DATA ROWS:

## START

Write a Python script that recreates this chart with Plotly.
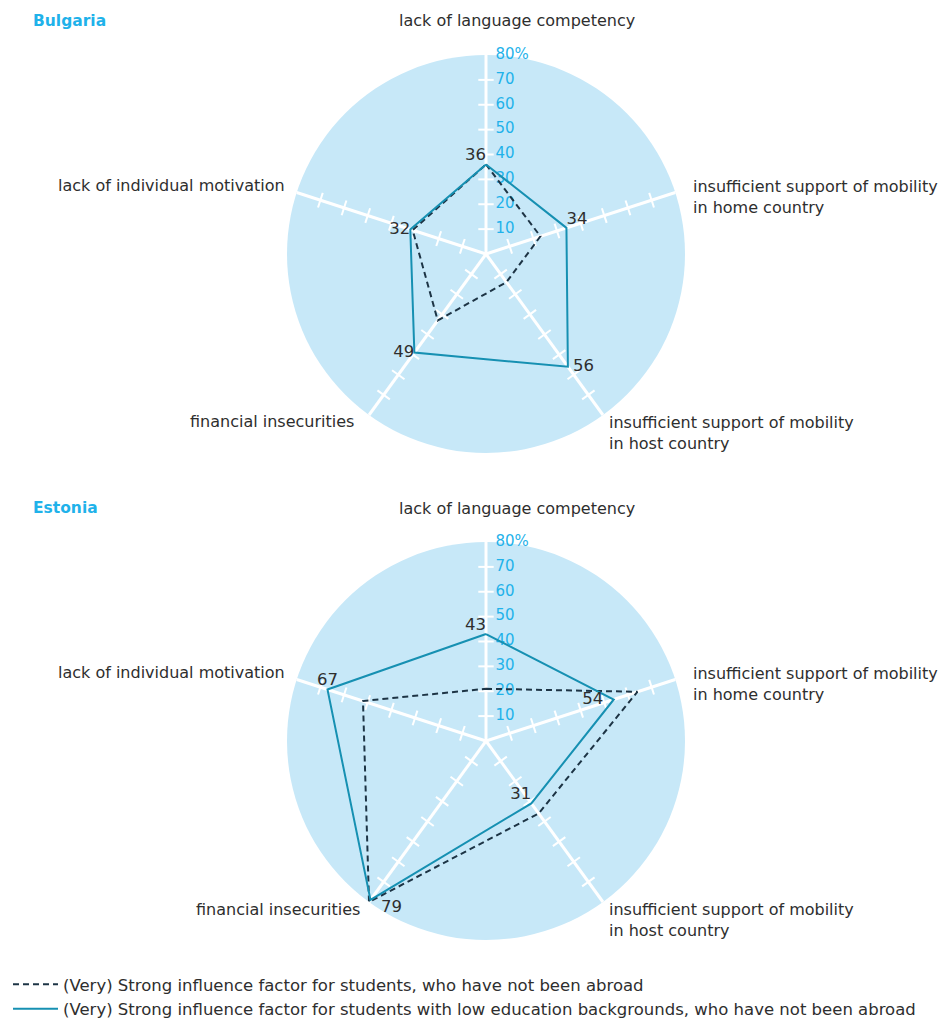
import plotly.graph_objects as go

# categories, clockwise from the top
categories = ["lack of language competency",
              "insufficient support of mobility in home country",
              "insufficient support of mobility in host country",
              "financial insecurities",
              "lack of individual motivation"]

bg_not_abroad = [36, 23, 14, 33, 31]
bg_low_edu = [36, 34, 56, 49, 32]
ee_not_abroad = [21, 64, 36, 80, 52]
ee_low_edu = [43, 54, 31, 79, 67]

radial_ticks = [10, 20, 30, 40, 50, 60, 70, 80]
radial_labels = ["10", "20", "30", "40", "50", "60", "70", "80%"]

series_names = ["(Very) Strong influence factor for students, who have not been abroad",
                "(Very) Strong influence factor for students with low education backgrounds, who have not been abroad"]

# page body has an 8px margin, so the figure is a bit smaller than the window
OFF = 8
W, H = 948 - OFF, 1026 - OFF
DARK = "#1d3445"
TEAL = "#1690b2"
SKY = "#c7e8f8"
BLUE = "#1fb2ea"
TXT = "#2e2e2e"
FONT = "DejaVu Sans"
FS = 16

def px_x(v):
    return (v - OFF) / W

def px_y(v):
    return 1 - (v - OFF) / H

fig = go.Figure()

panels = [
    ("polar", "Bulgaria", bg_not_abroad, bg_low_edu, 254,
     ["top left", "top right", "middle right", "middle left", "middle left"],
     ["", "", " ", "", ""]),
    ("polar2", "Estonia", ee_not_abroad, ee_low_edu, 741,
     ["top left", "middle left", "top left", "bottom right", "top center"],
     ["", "", "", "  ", ""]),
]

for k, (sub, title, dashed, solid, cy, pos, pad) in enumerate(panels):
    # tick marks on each spoke
    tr, tt, ta = [], [], []
    for i, c in enumerate(categories):
        ang = 90 - 72 * i
        for r in radial_ticks[:-1]:
            tr.append(r)
            tt.append(c)
            ta.append(-ang)
    fig.add_trace(go.Scatterpolar(r=tr, theta=tt, mode="markers", subplot=sub,
                                  marker=dict(symbol="line-ns", size=11, angle=ta,
                                              line=dict(color="white", width=2)),
                                  showlegend=False, hoverinfo="skip"))
    # radial tick labels
    fig.add_trace(go.Scatterpolar(r=radial_ticks, theta=[categories[0]] * len(radial_ticks),
                                  mode="text", text=["  " + s for s in radial_labels],
                                  textposition="middle right", subplot=sub,
                                  textfont=dict(color=BLUE, size=15, family=FONT),
                                  showlegend=False, hoverinfo="skip"))
    fig.add_trace(go.Scatterpolar(r=dashed + dashed[:1], theta=categories + categories[:1],
                                  mode="lines", subplot=sub, name=series_names[0],
                                  line=dict(color=DARK, width=2, dash="6px,4px"),
                                  showlegend=(k == 0)))
    fig.add_trace(go.Scatterpolar(r=solid + solid[:1], theta=categories + categories[:1],
                                  mode="lines", subplot=sub, name=series_names[1],
                                  line=dict(color=TEAL, width=2),
                                  showlegend=(k == 0)))
    labels_txt = []
    for v, p, pp in zip(solid, pos, pad):
        s = str(v)
        labels_txt.append(pp + s if "right" in p else (s + "  " if k == 1 and v == 54 else s))
    fig.add_trace(go.Scatterpolar(r=solid, theta=categories, mode="text",
                                  text=labels_txt, textposition=pos,
                                  subplot=sub, textfont=dict(color=TXT, size=16.5, family=FONT),
                                  showlegend=False, hoverinfo="skip"))

    rad = 199
    polar_cfg = dict(
        domain=dict(x=[px_x(486 - rad), px_x(486 + rad)], y=[px_y(cy + rad), px_y(cy - rad)]),
        bgcolor=SKY,
        radialaxis=dict(range=[0, 80], showline=False, showgrid=False,
                        showticklabels=False, ticks=""),
        angularaxis=dict(direction="clockwise", rotation=90, showline=False,
                         showticklabels=False, ticks="", gridcolor="white", gridwidth=3,
                         categoryorder="array", categoryarray=categories),
    )
    fig.update_layout(**{sub: polar_cfg})

    off = cy - 254
    fig.add_annotation(x=px_x(31), y=px_y(21 + off), text="<b>%s</b>" % title,
                       xanchor="left", yanchor="middle", showarrow=False,
                       font=dict(color=BLUE, size=15.5, family=FONT))
    labels = [
        (517, 21, "center", "lack of language competency"),
        (691, 197, "left", "insufficient support of mobility<br>in home country"),
        (607, 433, "left", "insufficient support of mobility<br>in host country"),
        (356 if k == 0 else 362, 422, "right", "financial insecurities"),
        (287, 185, "right", "lack of individual motivation"),
    ]
    for x, y, anc, txt in labels:
        fig.add_annotation(x=px_x(x), y=px_y(y + off), text=txt, xanchor=anc, yanchor="middle",
                           align="left", showarrow=False,
                           font=dict(color=TXT, size=FS, family=FONT))

fig.update_layout(
    width=W, height=H,
    paper_bgcolor="white",
    margin=dict(l=0, r=0, t=0, b=0),
    font=dict(family=FONT, color=TXT, size=FS),
    legend=dict(x=0, y=0, xanchor="left", yanchor="bottom",
                font=dict(size=16.5, color=TXT, family=FONT),
                tracegroupgap=0, itemwidth=45),
)

fig.write_html("out.html")
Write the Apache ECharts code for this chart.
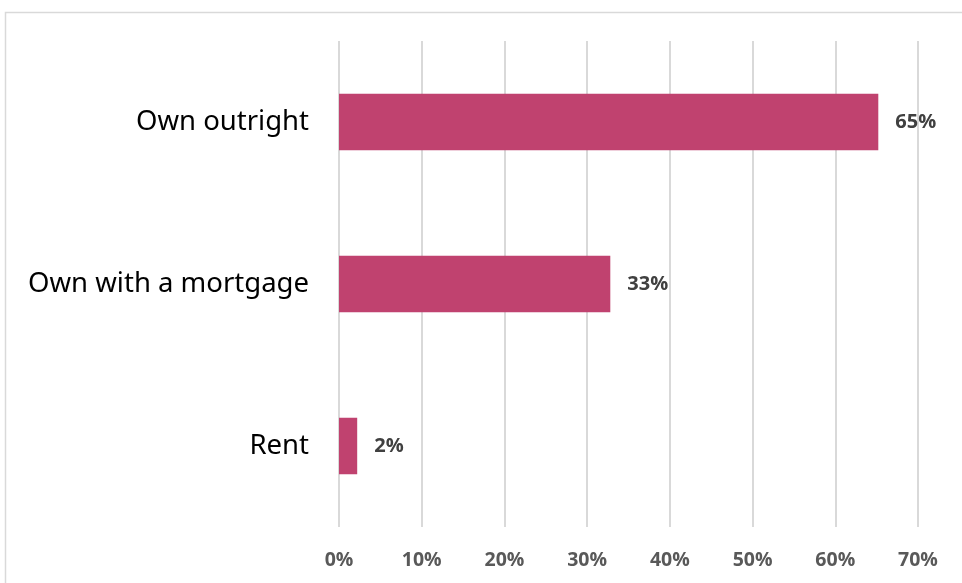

## END

THE PROBLEM: Reproduce the full listing faithfully, but do not carry over any pictures.

EXPECTED ANSWER:
Write a Python script that recreates this chart with Plotly.
import plotly.graph_objects as go

# categories, clockwise from the top
categories = ["lack of language competency",
              "insufficient support of mobility in home country",
              "insufficient support of mobility in host country",
              "financial insecurities",
              "lack of individual motivation"]

bg_not_abroad = [36, 23, 14, 33, 31]
bg_low_edu = [36, 34, 56, 49, 32]
ee_not_abroad = [21, 64, 36, 80, 52]
ee_low_edu = [43, 54, 31, 79, 67]

radial_ticks = [10, 20, 30, 40, 50, 60, 70, 80]
radial_labels = ["10", "20", "30", "40", "50", "60", "70", "80%"]

series_names = ["(Very) Strong influence factor for students, who have not been abroad",
                "(Very) Strong influence factor for students with low education backgrounds, who have not been abroad"]

# page body has an 8px margin, so the figure is a bit smaller than the window
OFF = 8
W, H = 948 - OFF, 1026 - OFF
DARK = "#1d3445"
TEAL = "#1690b2"
SKY = "#c7e8f8"
BLUE = "#1fb2ea"
TXT = "#2e2e2e"
FONT = "DejaVu Sans"
FS = 16

def px_x(v):
    return (v - OFF) / W

def px_y(v):
    return 1 - (v - OFF) / H

fig = go.Figure()

panels = [
    ("polar", "Bulgaria", bg_not_abroad, bg_low_edu, 254,
     ["top left", "top right", "middle right", "middle left", "middle left"],
     ["", "", " ", "", ""]),
    ("polar2", "Estonia", ee_not_abroad, ee_low_edu, 741,
     ["top left", "middle left", "top left", "bottom right", "top center"],
     ["", "", "", "  ", ""]),
]

for k, (sub, title, dashed, solid, cy, pos, pad) in enumerate(panels):
    # tick marks on each spoke
    tr, tt, ta = [], [], []
    for i, c in enumerate(categories):
        ang = 90 - 72 * i
        for r in radial_ticks[:-1]:
            tr.append(r)
            tt.append(c)
            ta.append(-ang)
    fig.add_trace(go.Scatterpolar(r=tr, theta=tt, mode="markers", subplot=sub,
                                  marker=dict(symbol="line-ns", size=11, angle=ta,
                                              line=dict(color="white", width=2)),
                                  showlegend=False, hoverinfo="skip"))
    # radial tick labels
    fig.add_trace(go.Scatterpolar(r=radial_ticks, theta=[categories[0]] * len(radial_ticks),
                                  mode="text", text=["  " + s for s in radial_labels],
                                  textposition="middle right", subplot=sub,
                                  textfont=dict(color=BLUE, size=15, family=FONT),
                                  showlegend=False, hoverinfo="skip"))
    fig.add_trace(go.Scatterpolar(r=dashed + dashed[:1], theta=categories + categories[:1],
                                  mode="lines", subplot=sub, name=series_names[0],
                                  line=dict(color=DARK, width=2, dash="6px,4px"),
                                  showlegend=(k == 0)))
    fig.add_trace(go.Scatterpolar(r=solid + solid[:1], theta=categories + categories[:1],
                                  mode="lines", subplot=sub, name=series_names[1],
                                  line=dict(color=TEAL, width=2),
                                  showlegend=(k == 0)))
    labels_txt = []
    for v, p, pp in zip(solid, pos, pad):
        s = str(v)
        labels_txt.append(pp + s if "right" in p else (s + "  " if k == 1 and v == 54 else s))
    fig.add_trace(go.Scatterpolar(r=solid, theta=categories, mode="text",
                                  text=labels_txt, textposition=pos,
                                  subplot=sub, textfont=dict(color=TXT, size=16.5, family=FONT),
                                  showlegend=False, hoverinfo="skip"))

    rad = 199
    polar_cfg = dict(
        domain=dict(x=[px_x(486 - rad), px_x(486 + rad)], y=[px_y(cy + rad), px_y(cy - rad)]),
        bgcolor=SKY,
        radialaxis=dict(range=[0, 80], showline=False, showgrid=False,
                        showticklabels=False, ticks=""),
        angularaxis=dict(direction="clockwise", rotation=90, showline=False,
                         showticklabels=False, ticks="", gridcolor="white", gridwidth=3,
                         categoryorder="array", categoryarray=categories),
    )
    fig.update_layout(**{sub: polar_cfg})

    off = cy - 254
    fig.add_annotation(x=px_x(31), y=px_y(21 + off), text="<b>%s</b>" % title,
                       xanchor="left", yanchor="middle", showarrow=False,
                       font=dict(color=BLUE, size=15.5, family=FONT))
    labels = [
        (517, 21, "center", "lack of language competency"),
        (691, 197, "left", "insufficient support of mobility<br>in home country"),
        (607, 433, "left", "insufficient support of mobility<br>in host country"),
        (356 if k == 0 else 362, 422, "right", "financial insecurities"),
        (287, 185, "right", "lack of individual motivation"),
    ]
    for x, y, anc, txt in labels:
        fig.add_annotation(x=px_x(x), y=px_y(y + off), text=txt, xanchor=anc, yanchor="middle",
                           align="left", showarrow=False,
                           font=dict(color=TXT, size=FS, family=FONT))

fig.update_layout(
    width=W, height=H,
    paper_bgcolor="white",
    margin=dict(l=0, r=0, t=0, b=0),
    font=dict(family=FONT, color=TXT, size=FS),
    legend=dict(x=0, y=0, xanchor="left", yanchor="bottom",
                font=dict(size=16.5, color=TXT, family=FONT),
                tracegroupgap=0, itemwidth=45),
)

fig.write_html("out.html")
Write the Apache ECharts code for this chart.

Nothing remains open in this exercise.